Scheinbar huldvoll hatte das Geschick Giulio den Giftbecher erspart, um ihm einen bittereren Kelch nicht zu ersparen. Daß Papst Paul III. zum Kreuzzug gegen die Türken aufrief, hatte die mohammedanische Welt aufgestachelt. Des Kaisers Zug nach Tunis war ein Mißerfolg, eine bluttriefende Dummheit gewesen. Frecher als vordem wagten sich die Korsaren vor. Der große Andrea Doria – selber ein Haifisch des südlichen Mittelmeeres – sprach mit bewundernder Hochachtung von seinem Rivalen Chaireddin Barbarossa, dem lesbischen Renegaten, dem König des algerischen und tunesischen Seeräuberstaates. Nachdem vor Tunis so viele Genueserschiffe verloren gegangen, vermochte Andrea Doria nicht zu hindern, daß Chaireddin Barbarossa – (allerchristlichst gerufen von Frankreichs grand roy très-chrétien) – Nizza zerstörte, daß er mit seiner Korsarenflotte den Hafen von Genua blockierte und gleich darauf die unbeschützten Küsten Liguriens, Carraras, Toscanas bis zu den Maremmen hinab aufs entsetzlichste brandschatzte.

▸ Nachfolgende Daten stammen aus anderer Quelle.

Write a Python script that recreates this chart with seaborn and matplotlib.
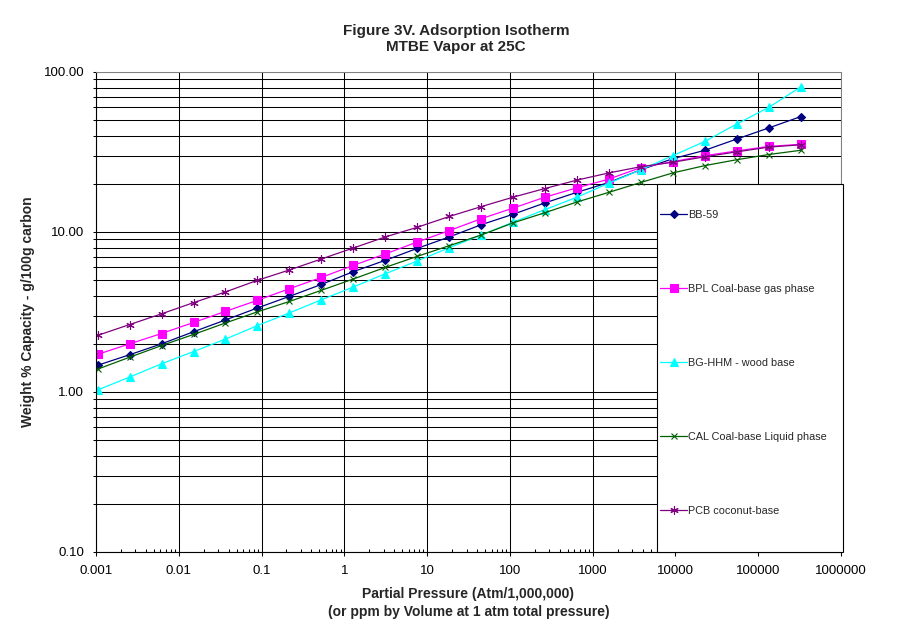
import matplotlib
matplotlib.use('Agg')
import matplotlib.pyplot as plt
import matplotlib.ticker as mticker
from matplotlib.patches import Rectangle
import seaborn as sns

# Partial pressure (ppm) shared by all carbons
pressure = [0.00105, 0.00255, 0.00619, 0.0151, 0.0366, 0.0891, 0.217, 0.527,
            1.28, 3.12, 7.59, 18.5, 44.9, 109, 265, 646, 1570, 3820, 9290,
            22600, 55000, 134000, 325000]

# Weight % capacity, g/100g carbon
bb59 = [1.47, 1.71, 2.00, 2.38, 2.82, 3.35, 3.96, 4.70, 5.65, 6.65, 7.90, 9.31,
        11.1, 12.9, 15.2, 17.7, 20.4, 24.5, 28.7, 32.4, 38.1, 44.7, 52.6]
bpl = [1.72, 2.00, 2.32, 2.72, 3.19, 3.74, 4.42, 5.20, 6.18, 7.29, 8.66, 10.2,
       12.1, 14.1, 16.5, 18.9, 21.4, 25.3, 27.5, 30.0, 32.1, 34.3, 35.3]
bg_hhm = [1.03, 1.24, 1.50, 1.79, 2.14, 2.60, 3.12, 3.77, 4.53, 5.48, 6.59, 7.98,
          9.57, 11.5, 13.8, 16.5, 20.2, 24.5, 30.0, 36.8, 47.3, 60.1, 80.6]
cal = [1.39, 1.65, 1.95, 2.29, 2.70, 3.17, 3.68, 4.32, 5.08, 6.01, 7.04, 8.21,
       9.57, 11.4, 13.2, 15.4, 17.7, 20.4, 23.4, 26.0, 28.3, 30.5, 32.4]
pcb = [2.26, 2.64, 3.08, 3.62, 4.22, 4.99, 5.79, 6.78, 7.94, 9.31, 10.7, 12.5,
       14.4, 16.5, 18.7, 21.1, 23.4, 25.6, 27.3, 29.5, 31.7, 33.9, 35.1]

series_names = ['BB-59', 'BPL Coal-base gas phase', 'BG-HHM - wood base',
                'CAL Coal-base Liquid phase', 'PCB coconut-base']
series_values = [bb59, bpl, bg_hhm, cal, pcb]

x_ticks = [0.001, 0.01, 0.1, 1, 10, 100, 1000, 10000, 100000, 1000000]
x_tick_labels = ['0.001', '0.01', '0.1', '1', '10', '100', '1000', '10000',
                 '100000', '1000000']
y_ticks = [0.1, 1, 10, 100]
y_tick_labels = ['0.10', '1.00', '10.00', '100.00']

sns.set_style('white')
plt.rcParams['font.family'] = ['Liberation Sans', 'DejaVu Sans']

fig = plt.figure(figsize=(9.12, 6.23), dpi=100)
ax = fig.add_axes([96 / 912, 1 - 552 / 623, 745 / 912, 480 / 623])

# line styles per series (Excel-like)
styles = [
    dict(color='#000080', marker='D', ms=3.6, mfc='#000080'),
    dict(color='#FF00FF', marker='s', ms=5.3, mfc='#FF00FF'),
    dict(color='#00FFFF', marker='^', ms=5.3, mfc='#00FFFF'),
    dict(color='#006000', marker='x', ms=5.0, mfc='none'),
    dict(color='#800080', marker=(6, 2, 0), ms=6.0, mfc='none'),
]

for name, vals, st in zip(series_names, series_values, styles):
    sns.lineplot(x=pressure, y=vals, ax=ax, label=name, color=st['color'],
                 marker=st['marker'], markersize=st['ms'],
                 markerfacecolor=st['mfc'], markeredgecolor=st['color'],
                 markeredgewidth=0.8, linewidth=0.9)

ax.set_xscale('log')
ax.set_yscale('log')
ax.set_xlim(0.001, 1000000)
ax.set_ylim(0.1, 100)

ax.xaxis.set_major_locator(mticker.FixedLocator(x_ticks))
ax.xaxis.set_major_formatter(mticker.FixedFormatter(x_tick_labels))
ax.xaxis.set_minor_locator(mticker.LogLocator(base=10, subs=range(2, 10), numticks=20))
ax.xaxis.set_minor_formatter(mticker.NullFormatter())
ax.yaxis.set_major_locator(mticker.FixedLocator(y_ticks))
ax.yaxis.set_major_formatter(mticker.FixedFormatter(y_tick_labels))
ax.yaxis.set_minor_locator(mticker.LogLocator(base=10, subs=range(2, 10), numticks=20))
ax.yaxis.set_minor_formatter(mticker.NullFormatter())

ax.grid(which='major', axis='both', color='black', linewidth=0.75)
ax.grid(which='minor', axis='y', color='black', linewidth=0.75)
ax.set_axisbelow(True)

ax.tick_params(axis='x', which='major', direction='out', length=3, width=0.75,
               pad=6.5, labelsize=9.5, bottom=True, colors='black')
ax.tick_params(axis='x', which='minor', direction='in', length=2.2, width=0.75,
               bottom=True, colors='black')
ax.tick_params(axis='y', which='major', direction='out', length=2.5, width=0.75,
               pad=6, labelsize=9.5, left=True, colors='black')
ax.tick_params(axis='y', which='minor', direction='out', length=2.5, width=0.75,
               left=True, colors='black')

for side in ['left', 'bottom']:
    ax.spines[side].set_color('black')
    ax.spines[side].set_linewidth(0.8)
for side in ['top', 'right']:
    ax.spines[side].set_color('#808080')
    ax.spines[side].set_linewidth(0.75)

# Legend box sits over the lower right of the plot area
ax.add_patch(Rectangle((0.753, 0), 0.2497, 0.7667, transform=ax.transAxes,
                       facecolor='white', edgecolor='black', linewidth=0.8,
                       clip_on=False, zorder=3))
handles, labels = ax.get_legend_handles_labels()
leg = ax.legend(handles, labels, loc='upper left', bbox_to_anchor=(0.757, 0.7125),
                frameon=False, fontsize=7.8, labelspacing=5.9, handlelength=2.5,
                handletextpad=0.12, borderpad=0, borderaxespad=0)
leg.set_zorder(5)

fig.suptitle('Figure 3V. Adsorption Isotherm\nMTBE Vapor at 25C', x=0.5, y=0.962,
             va='top', fontsize=11, fontweight='bold', linespacing=1.2)
ax.set_xlabel('Partial Pressure (Atm/1,000,000)\n(or ppm by Volume at 1 atm total pressure)',
              fontsize=10, fontweight='bold', linespacing=1.35)
ax.xaxis.set_label_coords(0.5, -0.073)
ax.set_ylabel('Weight % Capacity - g/100g carbon', fontsize=10, fontweight='bold')
ax.yaxis.set_label_coords(-0.082, 0.5)

fig.savefig('out.png', dpi=100)
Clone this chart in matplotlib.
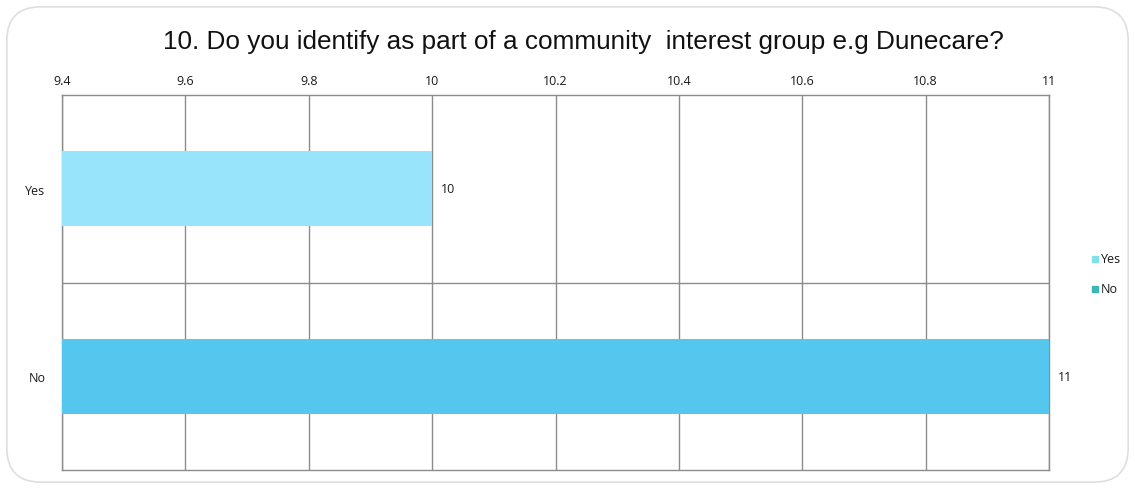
import numpy as np
import matplotlib
matplotlib.use('Agg')
import matplotlib.pyplot as plt
from matplotlib.patches import FancyBboxPatch

categories = ['Yes', 'No']
values = [10, 11]
bar_colors = ['#97E4FB', '#55C6EE']
legend_colors = ['#7FE0E8', '#3BB8B5']
x_ticks = [9.4, 9.6, 9.8, 10, 10.2, 10.4, 10.6, 10.8, 11]
x_tick_labels = ['9.4', '9.6', '9.8', '10', '10.2', '10.4', '10.6', '10.8', '11']

plt.rcParams['font.family'] = ['Liberation Sans', 'DejaVu Sans']
small_font = ['Open Sans', 'DejaVu Sans']

dpi = 100
fig = plt.figure(figsize=(1135 / dpi, 489 / dpi), dpi=dpi)
ax = fig.add_axes([62 / 1135, 1 - 471 / 489, (1049 - 62) / 1135, (471 - 96) / 489])

# rounded frame round the whole chart
frame = FancyBboxPatch((0.006, 0.012), 0.988, 0.972, boxstyle='round,pad=0,rounding_size=0.03',
                       transform=fig.transFigure, fill=False, edgecolor='#dedede', lw=1.2,
                       mutation_aspect=1135 / 489)
fig.patches.append(frame)

y = np.arange(len(categories))
ax.barh(y, values, height=0.4, color=bar_colors, zorder=3)
for yi, v in zip(y, values):
    ax.text(v + 0.015, yi, str(v), va='center', ha='left', fontsize=9,
            color='#1a1a1a', family=small_font)

ax.set_xlim(9.4, 11)
ax.set_ylim(1.5, -0.5)
ax.set_xticks(x_ticks)
ax.set_xticklabels(x_tick_labels, fontsize=9, color='#1a1a1a', family=small_font)
ax.xaxis.tick_top()
ax.tick_params(axis='x', length=0, pad=6)
ax.set_yticks(y)
ax.set_yticklabels(categories, fontsize=9, color='#1a1a1a', family=small_font)
ax.tick_params(axis='y', length=0, pad=12)
ax.grid(axis='x', color='#8c8c8c', lw=1, zorder=0)
ax.axhline(0.5, color='#8c8c8c', lw=1, zorder=0)
for s in ax.spines.values():
    s.set_color('#8c8c8c')
    s.set_linewidth(1)

fig.text(583 / 1135, 0.915, '10. Do you identify as part of a community  interest group e.g Dunecare?',
         ha='center', va='center', fontsize=18.8, color='#111111')

# legend
for i, (c, col) in enumerate(zip(categories, legend_colors)):
    fy = 1 - (259 + 30 * i) / 489
    fig.patches.append(plt.Rectangle((1092 / 1135, fy - 0.008), 6 / 1135, 6 / 489,
                                     transform=fig.transFigure, color=col))
    fig.text(1101 / 1135, fy - 0.002, c, fontsize=9, va='center', ha='left',
             color='#1a1a1a', family=small_font)

plt.savefig('out.png', dpi=dpi)
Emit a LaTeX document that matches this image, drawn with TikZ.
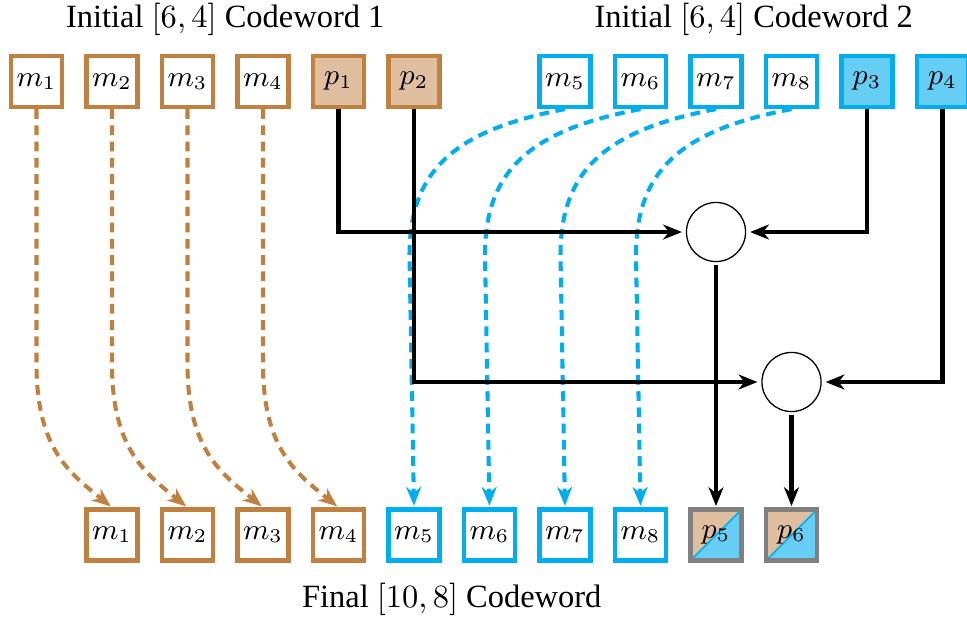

Der Osterwoche wegen hatte sich Ricciarda mit ihrem Töchterchen Lodovica in ihre Hauptstadt Massa begeben: einmal im Jahr genügte sie ihrer Herrscherpflicht und zeigte sich ihrem Volke. Die nächtliche Ostermesse im Dom wurde ihre und ihres Kindes Rettung. Die Algerier überfielen in dieser selben Nacht das Castello delle cento camere, steckten die ausgeraubte Burg in Brand und schleppten Männer, Frauen und Kinder – sofern sie nicht beim verzweifelten Widerstand abgeschlachtet worden waren – auf ihre von Fackeln und von der Riesenfackel der lodernden Burg rotbeleuchteten Schiffe.

»Was aus Giulio geworden war, erfuhr man nicht. Das aber verlautete etliche Monate hernach, daß Barbarossa vom Beutezug an der norditalienischen Küste fünftausend Sklaven nach Konstantinopel brachte ...

Lange ehe diese Nachricht eintraf, wurde vor Livorno auf offener See ein Fischerboot gefangen. Die Korsaren, die das Boot aufbrachten, taten den Fischern nichts zu leide, befahlen ihnen aber, eine verschlossene Truhe nach Florenz zu schaffen und sie Cosmo zu übergeben als ein Geschenk Barbarossas. Das geschah. Als Cosmo, Böses ahnend, die Truhe in Gegenwart des Kardinals Cyb öffnen ließ, befand sich darin die Leiche des kleinen Giulio.